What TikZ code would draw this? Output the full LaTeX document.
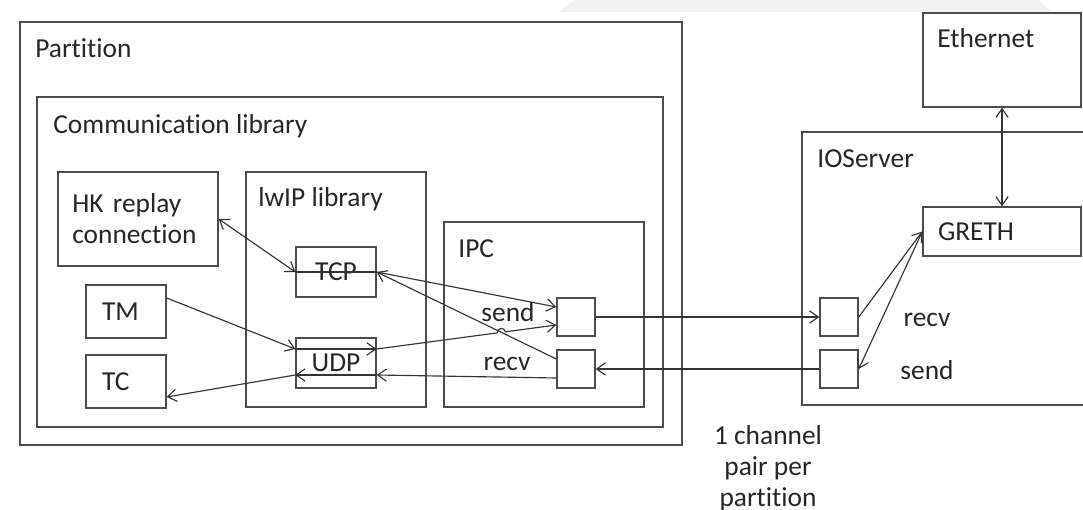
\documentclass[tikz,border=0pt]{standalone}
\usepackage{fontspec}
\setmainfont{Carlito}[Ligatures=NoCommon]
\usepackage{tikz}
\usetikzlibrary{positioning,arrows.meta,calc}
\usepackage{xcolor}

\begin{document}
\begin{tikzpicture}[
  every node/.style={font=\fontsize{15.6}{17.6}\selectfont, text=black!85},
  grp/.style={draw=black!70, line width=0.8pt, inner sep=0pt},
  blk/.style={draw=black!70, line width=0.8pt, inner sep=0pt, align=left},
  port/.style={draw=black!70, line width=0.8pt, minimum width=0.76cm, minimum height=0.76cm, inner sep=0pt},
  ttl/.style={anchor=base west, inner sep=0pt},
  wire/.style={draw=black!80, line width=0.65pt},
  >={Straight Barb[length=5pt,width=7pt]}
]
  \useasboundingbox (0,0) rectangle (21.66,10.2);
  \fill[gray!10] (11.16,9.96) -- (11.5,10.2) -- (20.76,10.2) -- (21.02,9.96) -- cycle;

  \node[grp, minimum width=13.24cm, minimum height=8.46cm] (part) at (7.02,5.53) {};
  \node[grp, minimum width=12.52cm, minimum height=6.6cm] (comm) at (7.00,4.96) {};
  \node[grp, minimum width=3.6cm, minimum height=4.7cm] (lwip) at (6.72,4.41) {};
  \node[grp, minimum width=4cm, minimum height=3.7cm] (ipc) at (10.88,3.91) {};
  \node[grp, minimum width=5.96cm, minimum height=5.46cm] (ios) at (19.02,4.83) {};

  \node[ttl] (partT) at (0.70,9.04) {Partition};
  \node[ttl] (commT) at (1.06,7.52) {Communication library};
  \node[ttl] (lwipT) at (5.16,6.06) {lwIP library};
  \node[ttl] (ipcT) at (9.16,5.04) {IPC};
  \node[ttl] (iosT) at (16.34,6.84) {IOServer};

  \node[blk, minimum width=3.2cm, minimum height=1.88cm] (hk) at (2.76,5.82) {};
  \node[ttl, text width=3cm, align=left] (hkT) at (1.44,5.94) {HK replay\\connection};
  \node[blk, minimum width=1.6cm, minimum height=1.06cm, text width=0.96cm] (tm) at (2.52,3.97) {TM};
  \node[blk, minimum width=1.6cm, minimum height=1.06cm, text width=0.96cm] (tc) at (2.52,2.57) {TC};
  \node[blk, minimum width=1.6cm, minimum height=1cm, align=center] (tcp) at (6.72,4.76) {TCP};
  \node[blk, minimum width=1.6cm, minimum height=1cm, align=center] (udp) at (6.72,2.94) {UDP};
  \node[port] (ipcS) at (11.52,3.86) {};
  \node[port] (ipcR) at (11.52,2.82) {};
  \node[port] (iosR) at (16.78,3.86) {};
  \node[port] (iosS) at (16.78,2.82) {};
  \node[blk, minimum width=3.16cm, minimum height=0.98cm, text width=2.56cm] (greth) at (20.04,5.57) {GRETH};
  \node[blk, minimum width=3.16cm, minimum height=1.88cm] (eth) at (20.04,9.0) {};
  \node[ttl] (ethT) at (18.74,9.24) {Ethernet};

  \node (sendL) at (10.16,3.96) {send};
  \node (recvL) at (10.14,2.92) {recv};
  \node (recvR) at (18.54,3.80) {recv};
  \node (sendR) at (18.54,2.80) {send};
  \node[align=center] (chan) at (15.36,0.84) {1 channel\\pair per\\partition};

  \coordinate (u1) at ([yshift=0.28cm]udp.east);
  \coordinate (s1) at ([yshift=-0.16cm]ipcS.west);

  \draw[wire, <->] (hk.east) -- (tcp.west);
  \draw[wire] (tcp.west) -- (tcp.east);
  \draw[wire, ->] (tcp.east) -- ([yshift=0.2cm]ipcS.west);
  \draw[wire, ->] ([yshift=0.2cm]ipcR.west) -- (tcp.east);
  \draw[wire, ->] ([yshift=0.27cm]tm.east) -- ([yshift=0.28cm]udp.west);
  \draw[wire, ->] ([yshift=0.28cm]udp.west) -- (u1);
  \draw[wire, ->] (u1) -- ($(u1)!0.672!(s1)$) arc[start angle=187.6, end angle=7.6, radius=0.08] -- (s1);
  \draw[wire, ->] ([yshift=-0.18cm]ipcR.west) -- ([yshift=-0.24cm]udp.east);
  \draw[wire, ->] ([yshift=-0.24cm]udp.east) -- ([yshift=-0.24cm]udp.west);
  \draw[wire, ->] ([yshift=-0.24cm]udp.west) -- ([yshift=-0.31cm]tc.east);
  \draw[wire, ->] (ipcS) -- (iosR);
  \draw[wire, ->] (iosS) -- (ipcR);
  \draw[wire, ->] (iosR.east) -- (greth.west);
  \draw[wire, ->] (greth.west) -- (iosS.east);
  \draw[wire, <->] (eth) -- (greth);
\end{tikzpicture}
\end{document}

*-*-*

Every line of text is to be repeated exactly; pictures are left out.

What TikZ code would draw this? Output the full LaTeX document.
\documentclass[tikz,border=0pt]{standalone}
\usepackage{fontspec}
\setmainfont{Carlito}[Ligatures=NoCommon]
\usepackage{tikz}
\usetikzlibrary{positioning,arrows.meta,calc}
\usepackage{xcolor}

\begin{document}
\begin{tikzpicture}[
  every node/.style={font=\fontsize{15.6}{17.6}\selectfont, text=black!85},
  grp/.style={draw=black!70, line width=0.8pt, inner sep=0pt},
  blk/.style={draw=black!70, line width=0.8pt, inner sep=0pt, align=left},
  port/.style={draw=black!70, line width=0.8pt, minimum width=0.76cm, minimum height=0.76cm, inner sep=0pt},
  ttl/.style={anchor=base west, inner sep=0pt},
  wire/.style={draw=black!80, line width=0.65pt},
  >={Straight Barb[length=5pt,width=7pt]}
]
  \useasboundingbox (0,0) rectangle (21.66,10.2);
  \fill[gray!10] (11.16,9.96) -- (11.5,10.2) -- (20.76,10.2) -- (21.02,9.96) -- cycle;

  \node[grp, minimum width=13.24cm, minimum height=8.46cm] (part) at (7.02,5.53) {};
  \node[grp, minimum width=12.52cm, minimum height=6.6cm] (comm) at (7.00,4.96) {};
  \node[grp, minimum width=3.6cm, minimum height=4.7cm] (lwip) at (6.72,4.41) {};
  \node[grp, minimum width=4cm, minimum height=3.7cm] (ipc) at (10.88,3.91) {};
  \node[grp, minimum width=5.96cm, minimum height=5.46cm] (ios) at (19.02,4.83) {};

  \node[ttl] (partT) at (0.70,9.04) {Partition};
  \node[ttl] (commT) at (1.06,7.52) {Communication library};
  \node[ttl] (lwipT) at (5.16,6.06) {lwIP library};
  \node[ttl] (ipcT) at (9.16,5.04) {IPC};
  \node[ttl] (iosT) at (16.34,6.84) {IOServer};

  \node[blk, minimum width=3.2cm, minimum height=1.88cm] (hk) at (2.76,5.82) {};
  \node[ttl, text width=3cm, align=left] (hkT) at (1.44,5.94) {HK replay\\connection};
  \node[blk, minimum width=1.6cm, minimum height=1.06cm, text width=0.96cm] (tm) at (2.52,3.97) {TM};
  \node[blk, minimum width=1.6cm, minimum height=1.06cm, text width=0.96cm] (tc) at (2.52,2.57) {TC};
  \node[blk, minimum width=1.6cm, minimum height=1cm, align=center] (tcp) at (6.72,4.76) {TCP};
  \node[blk, minimum width=1.6cm, minimum height=1cm, align=center] (udp) at (6.72,2.94) {UDP};
  \node[port] (ipcS) at (11.52,3.86) {};
  \node[port] (ipcR) at (11.52,2.82) {};
  \node[port] (iosR) at (16.78,3.86) {};
  \node[port] (iosS) at (16.78,2.82) {};
  \node[blk, minimum width=3.16cm, minimum height=0.98cm, text width=2.56cm] (greth) at (20.04,5.57) {GRETH};
  \node[blk, minimum width=3.16cm, minimum height=1.88cm] (eth) at (20.04,9.0) {};
  \node[ttl] (ethT) at (18.74,9.24) {Ethernet};

  \node (sendL) at (10.16,3.96) {send};
  \node (recvL) at (10.14,2.92) {recv};
  \node (recvR) at (18.54,3.80) {recv};
  \node (sendR) at (18.54,2.80) {send};
  \node[align=center] (chan) at (15.36,0.84) {1 channel\\pair per\\partition};

  \coordinate (u1) at ([yshift=0.28cm]udp.east);
  \coordinate (s1) at ([yshift=-0.16cm]ipcS.west);

  \draw[wire, <->] (hk.east) -- (tcp.west);
  \draw[wire] (tcp.west) -- (tcp.east);
  \draw[wire, ->] (tcp.east) -- ([yshift=0.2cm]ipcS.west);
  \draw[wire, ->] ([yshift=0.2cm]ipcR.west) -- (tcp.east);
  \draw[wire, ->] ([yshift=0.27cm]tm.east) -- ([yshift=0.28cm]udp.west);
  \draw[wire, ->] ([yshift=0.28cm]udp.west) -- (u1);
  \draw[wire, ->] (u1) -- ($(u1)!0.672!(s1)$) arc[start angle=187.6, end angle=7.6, radius=0.08] -- (s1);
  \draw[wire, ->] ([yshift=-0.18cm]ipcR.west) -- ([yshift=-0.24cm]udp.east);
  \draw[wire, ->] ([yshift=-0.24cm]udp.east) -- ([yshift=-0.24cm]udp.west);
  \draw[wire, ->] ([yshift=-0.24cm]udp.west) -- ([yshift=-0.31cm]tc.east);
  \draw[wire, ->] (ipcS) -- (iosR);
  \draw[wire, ->] (iosS) -- (ipcR);
  \draw[wire, ->] (iosR.east) -- (greth.west);
  \draw[wire, ->] (greth.west) -- (iosS.east);
  \draw[wire, <->] (eth) -- (greth);
\end{tikzpicture}
\end{document}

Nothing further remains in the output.